Moreover, as democratic norms spread, it is harder and harder to maintain societal consensus on decisions reached in secret by small elites. Publics in some countries have proved willing to accept painful economic reforms, but only when they have been fully consulted and kept fully informed. Increasingly, transparency is seen as an essential component of democracy itself, part of the empowerment of ordinary citizens so that they can take meaningful part in shaping the decisions that affect their lives. In theoretical terms, transparency is valuable because it makes it possible to overcome what social scientists call “agency” problems. In any large society, principals, such as citizens or shareholders, delegate decision-making responsibility to agents, such as a government or corporate management. Problems arise because the principals are never able to perfectly monitor their agents. The whole point of having agents, after all, is that it is too costly and time-consuming for the principals to keep themselves fully informed. The principals necessarily know less about the situation the agents face and the actions the agents take than the agents themselves do. And the agents have strong incentives to keep their principals in the dark, both to protect themselves against being accused of making mistakes and to reap personal gains.

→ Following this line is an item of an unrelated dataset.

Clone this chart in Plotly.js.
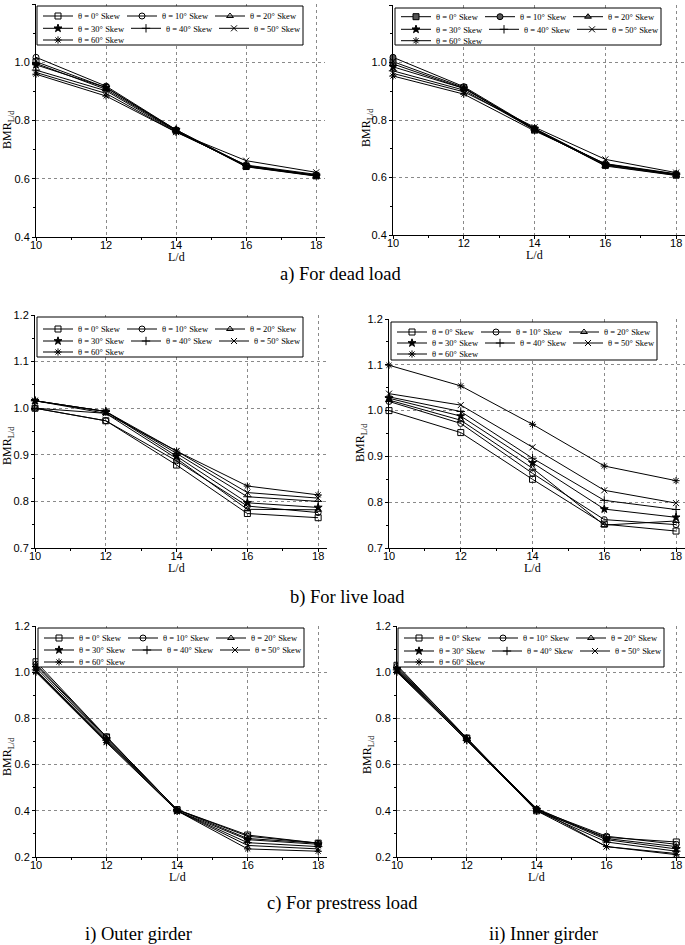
<!DOCTYPE html>
<html><head><meta charset="utf-8">
<script src="https://cdn.plot.ly/plotly-3.0.1.min.js"></script>
<style>html,body{margin:0;padding:0;background:#fff}#chart{width:685px;height:945px}</style>
</head><body><div id="chart"></div>
<script>
// ---------------- DATA ----------------
const ld = [10, 12, 14, 16, 18];
const skewLabels = ['θ = 0° Skew', 'θ = 10° Skew', 'θ = 20° Skew', 'θ = 30° Skew', 'θ = 40° Skew', 'θ = 50° Skew', 'θ = 60° Skew'];
const xTitle = 'L/d';
const yTitle = 'BMR<sub>L/d</sub>';
const captionA = 'a) For dead load';
const captionB = 'b) For live load';
const captionC = 'c) For prestress load';
const captionOuter = 'i) Outer girder';
const captionInner = 'ii) Inner girder';

// rows: 0°,10°,20°,30°,40°,50°,60° ; columns: L/d = 10,12,14,16,18
const deadOuter = [
  [1.002, 0.913, 0.765, 0.642, 0.610],
  [1.017, 0.918, 0.768, 0.645, 0.612],
  [0.996, 0.907, 0.765, 0.641, 0.609],
  [0.991, 0.913, 0.768, 0.643, 0.611],
  [0.973, 0.902, 0.762, 0.645, 0.612],
  [0.965, 0.893, 0.760, 0.662, 0.622],
  [0.959, 0.884, 0.760, 0.647, 0.615]
];
const deadInner = [
  [1.003, 0.913, 0.765, 0.642, 0.608],
  [1.018, 0.916, 0.770, 0.645, 0.611],
  [0.995, 0.910, 0.768, 0.640, 0.607],
  [0.985, 0.910, 0.770, 0.645, 0.610],
  [0.971, 0.904, 0.766, 0.647, 0.611],
  [0.962, 0.898, 0.775, 0.663, 0.617],
  [0.953, 0.890, 0.762, 0.648, 0.613]
];
const liveOuter = [
  [1.000, 0.973, 0.878, 0.774, 0.765],
  [1.000, 0.973, 0.887, 0.790, 0.776],
  [1.000, 0.989, 0.892, 0.783, 0.782],
  [1.016, 0.993, 0.897, 0.797, 0.787],
  [1.016, 0.993, 0.903, 0.810, 0.800],
  [1.016, 0.989, 0.908, 0.819, 0.807],
  [1.016, 0.993, 0.908, 0.833, 0.814]
];
const liveInner = [
  [1.000, 0.952, 0.850, 0.752, 0.737],
  [1.020, 0.972, 0.863, 0.762, 0.751],
  [1.023, 0.979, 0.874, 0.750, 0.759],
  [1.027, 0.988, 0.886, 0.785, 0.767],
  [1.030, 0.998, 0.896, 0.804, 0.784],
  [1.037, 1.012, 0.920, 0.826, 0.798],
  [1.099, 1.054, 0.970, 0.879, 0.847]
];
const prestressOuter = [
  [1.045, 0.720, 0.405, 0.295, 0.260],
  [1.035, 0.720, 0.405, 0.290, 0.260],
  [1.030, 0.715, 0.405, 0.280, 0.260],
  [1.020, 0.710, 0.400, 0.275, 0.255],
  [1.010, 0.705, 0.400, 0.262, 0.245],
  [1.005, 0.700, 0.400, 0.250, 0.235],
  [1.000, 0.695, 0.400, 0.235, 0.225]
];
const prestressInner = [
  [1.030, 0.715, 0.400, 0.285, 0.265],
  [1.025, 0.715, 0.405, 0.290, 0.255],
  [1.020, 0.710, 0.410, 0.280, 0.245],
  [1.015, 0.710, 0.405, 0.275, 0.235],
  [1.010, 0.705, 0.400, 0.265, 0.225],
  [1.005, 0.705, 0.410, 0.245, 0.215],
  [1.000, 0.705, 0.400, 0.245, 0.210]
];

// ---------------- STYLE / LAYOUT ----------------
const W = 685, H = 945;
const SERIF = 'Liberation Serif, Times New Roman, serif';
const SANS = 'Liberation Sans, Arial, sans-serif';
const LEG_SIZE = 8.5;
const openSymbols = ['square-open', 'circle-open', 'triangle-up-open', 'star', 'cross-thin-open', 'x-thin-open', 'asterisk-open'];
const filledSymbols = ['square', 'circle', 'triangle-up', 'star', 'cross-thin-open', 'x-thin-open', 'asterisk-open'];

// pixel geometry of each panel: plot area, legend box, legend rows, axis-title spots
const panels = [
  {data: deadOuter,      yr: [0.4, 1.2], dy: 0.2, px: [36, 325],  py: [4, 237],   box: [37, 6, 45],    rows: [16, 28.3, 40],    sym: openSymbols,   xt: 257, yt: [8, 130]},
  {data: deadInner,      yr: [0.4, 1.2], dy: 0.2, px: [393, 685], py: [5, 235],   box: [395, 8, 45],   rows: [16.7, 29.3, 40.7], sym: filledSymbols, xt: 255, yt: [367, 128]},
  {data: liveOuter,      yr: [0.7, 1.2], dy: 0.1, px: [35, 327],  py: [315, 548], box: [37, 317, 357], rows: [329, 341, 352],   sym: openSymbols,   xt: 568, yt: [8, 446]},
  {data: liveInner,      yr: [0.7, 1.2], dy: 0.1, px: [389, 685], py: [319, 548], box: [391, 322, 360], rows: [332, 343, 354],   sym: openSymbols,   xt: 568, yt: [361, 442]},
  {data: prestressOuter, yr: [0.2, 1.2], dy: 0.2, px: [36, 327],  py: [626, 857], box: [38, 628, 667], rows: [638, 650, 662],   sym: openSymbols,   xt: 877, yt: [8, 757]},
  {data: prestressInner, yr: [0.2, 1.2], dy: 0.2, px: [397, 685], py: [626, 857], box: [398, 628, 667], rows: [638, 651, 662],  sym: openSymbols,   xt: 877, yt: [368, 755]}
];

const measureCtx = document.createElement('canvas').getContext('2d');
measureCtx.font = LEG_SIZE + 'px "Liberation Serif"';
const textW = s => measureCtx.measureText(s).width;

const traces = [];
const layout = {
  width: W, height: H,
  margin: {l: 0, r: 0, t: 0, b: 0},
  paper_bgcolor: 'white', plot_bgcolor: 'white',
  font: {family: SANS, color: 'black'},
  showlegend: true,
  shapes: [], annotations: []
};

let legendCount = 0;
const panelLegends = [];
panels.forEach((p, i) => {
  const n = i + 1;
  const xa = 'xaxis' + (n === 1 ? '' : n), ya = 'yaxis' + (n === 1 ? '' : n);
  const xr = 'x' + (n === 1 ? '' : n), yr = 'y' + (n === 1 ? '' : n);
  layout[xa] = {
    domain: [p.px[0] / W, Math.min(1, p.px[1] / W)],
    range: [10, 18.25], anchor: yr,
    tickmode: 'linear', tick0: 10, dtick: 2,
    ticks: 'outside', ticklen: 3, tickcolor: 'black', ticklabelstandoff: -5,
    minor: {dtick: 1, ticks: 'outside', ticklen: 2, tickcolor: 'black', showgrid: false},
    showline: true, linecolor: 'black', linewidth: 1,
    showgrid: true, gridcolor: '#8a8a8a', griddash: 'dot', gridwidth: 1,
    zeroline: false, automargin: false,
    tickfont: {family: SANS, size: 11, color: 'black'}
  };
  layout[ya] = {
    domain: [1 - p.py[1] / H, 1 - p.py[0] / H],
    range: p.yr, anchor: xr,
    tickmode: 'linear', tick0: p.yr[0], dtick: p.dy, tickformat: '.1f',
    ticks: 'outside', ticklen: 3, tickcolor: 'black',
    minor: {dtick: p.dy / 2, ticks: 'outside', ticklen: 2, tickcolor: 'black', showgrid: false},
    showline: true, linecolor: 'black', linewidth: 1,
    showgrid: true, gridcolor: '#8a8a8a', griddash: 'dot', gridwidth: 1,
    zeroline: false, automargin: false,
    tickfont: {family: SANS, size: 11, color: 'black'}
  };
  // axis titles
  layout.annotations.push({
    text: xTitle, xref: xr, yref: 'paper', x: 14, y: 1 - p.xt / H,
    xanchor: 'center', yanchor: 'middle', showarrow: false,
    font: {family: SERIF, size: 12, color: 'black'}
  });
  layout.annotations.push({
    text: yTitle, xref: 'paper', yref: 'paper', x: p.yt[0] / W, y: 1 - p.yt[1] / H,
    xanchor: 'center', yanchor: 'middle', showarrow: false, textangle: -90,
    font: {family: SERIF, size: 12, color: 'black'}
  });
  // legend box (right edge fitted after render to the legend rows)
  layout.shapes.push({
    type: 'rect', xref: 'paper', yref: 'paper', layer: 'above',
    x0: p.box[0] / W, x1: (p.box[0] + 215) / W, y0: 1 - p.box[2] / H, y1: 1 - p.box[1] / H,
    fillcolor: 'white', line: {color: 'black', width: 1}
  });
  const rowGroups = [[0, 1, 2], [3, 4, 5], [6]];
  const legNames = rowGroups.map((g, r) => {
    legendCount++;
    const name = legendCount === 1 ? 'legend' : 'legend' + legendCount;
    layout[name] = {
      orientation: 'h', x: (p.box[0] + 1) / W, y: 1 - p.rows[r] / H,
      xanchor: 'left', yanchor: 'middle', xref: 'paper', yref: 'paper',
      bgcolor: 'rgba(0,0,0,0)', borderwidth: 0,
      font: {family: SERIF, size: LEG_SIZE, color: 'black'},
      itemwidth: 30, tracegroupgap: 0, itemclick: false, itemdoubleclick: false
    };
    return name;
  });
  panelLegends.push(legNames);
  p.data.forEach((vals, k) => {
    const r = k < 3 ? 0 : (k < 6 ? 1 : 2);
    const sym = p.sym[k];
    const filled = !sym.endsWith('-open');
    traces.push({
      type: 'scatter', mode: 'lines+markers',
      x: ld, y: vals, xaxis: xr, yaxis: yr,
      name: skewLabels[k], legend: legNames[r],
      legendwidth: Math.max(10, Math.round(textW(skewLabels[k])) - 3),
      line: {color: 'black', width: 1},
      marker: {symbol: sym, size: 6, color: (filled && k < 3) ? '#555' : 'black',
               line: {color: 'black', width: 1}},
      cliponaxis: false, hoverinfo: 'skip'
    });
  });
});

const ann = (text, xpx, ypx) => ({
  text, xref: 'paper', yref: 'paper', x: xpx / W, y: 1 - ypx / H,
  xanchor: 'center', yanchor: 'middle', showarrow: false,
  font: {family: SERIF, size: 18.5, color: 'black'}
});
layout.annotations.push(
  ann(captionA, 340, 275),
  ann(captionB, 347, 597),
  ann(captionC, 342, 903),
  ann(captionOuter, 138, 934),
  ann(captionInner, 543, 934)
);

const gd = document.getElementById('chart');
Plotly.newPlot(gd, traces, layout, {staticPlot: true, displayModeBar: false}).then(() => {
  const fl = gd._fullLayout;
  const upd = {};
  panels.forEach((p, i) => {
    let right = p.box[0] + 150;
    panelLegends[i].forEach(name => {
      const lg = fl[name];
      if (lg && lg._width) right = Math.max(right, p.box[0] + 1 + lg._width);
    });
    upd['shapes[' + i + '].x1'] = Math.min(right + 1, W - 2) / W;
  });
  return Plotly.relayout(gd, upd);
});
</script>
</body></html>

In short, transparency often requires that agents act against their own interests, disclosing information that can be used against them. Consequently, it is not surprising that increasing the level of transparency usually requires a struggle. Sometimes this is to hide nefarious evil-doing, but often the motives of those who prefer secrecy are actually good. Government officials argue that they need to have their decision-making processes protected from excessive scrutiny to avoid having that decision making bog down in a morass of special interest pleadings. Corporate leaders fear that competitors will steal trade secrets if too much is too widely known. Law enforcement officers cannot hope to catch the bad guys if the bad guys know too much in advance. And clearly, in times of war, nations need to hide military secrets from their adversaries.

Demands for Transparency

There is a long history of demands for open flows of information in both politics and economics. Sweden got off to a relatively early start with a law passed in 1774, but it took nearly two centuries before other countries started following suit. But the importance of public access to information was often noted. One of the framers of the US Constitution, James Madison, wrote compellingly on the importance of information in a democracy: “A popular Government, without popular information, or the means of acquiring it, is but prologue to a farce or a tragedy, or perhaps both. Knowledge will forever govern ignorance, and a people who mean to be their own governors must arms themselves with the power which knowledge gives.”

In the private sphere, corporations have found themselves facing demands for disclosure of financial data for almost as long as publicly held corporations have existed. Great Britain experimented with disclosure laws starting in the mid-1800s. In the United States, starting in the early 1900s, large numbers of small investors proved they were able to put substantial political pressure on the government to institute corporate disclosure standards that would protect them from deceit and insider dealings.

After World War II, with the expansion of governmental bureaucracies in many countries and with the emergence of multinational corporations and large inter-governmental organizations came new concentrations of power able to withhold information from people whose lives they affected. At the same time, the Cold War led to the rise of a highly secretive national security complex in the traditional bastion of transparency, the United States.

Counter-pressures to such secrecy were limited, although there were some. One notable victory for transparency came in the form of the US Freedom of Information Act, first passed in 1966 and strengthened in the post-Watergate reforms of 1974. In the 1980s, transnational networks of civil society activities launched campaigns demanding information from inter-governmental organizations, particularly the World Bank. East and West negotiated some arms control agreements that included verification provisions that made the security establishments of the two sides increasingly transparent to each other.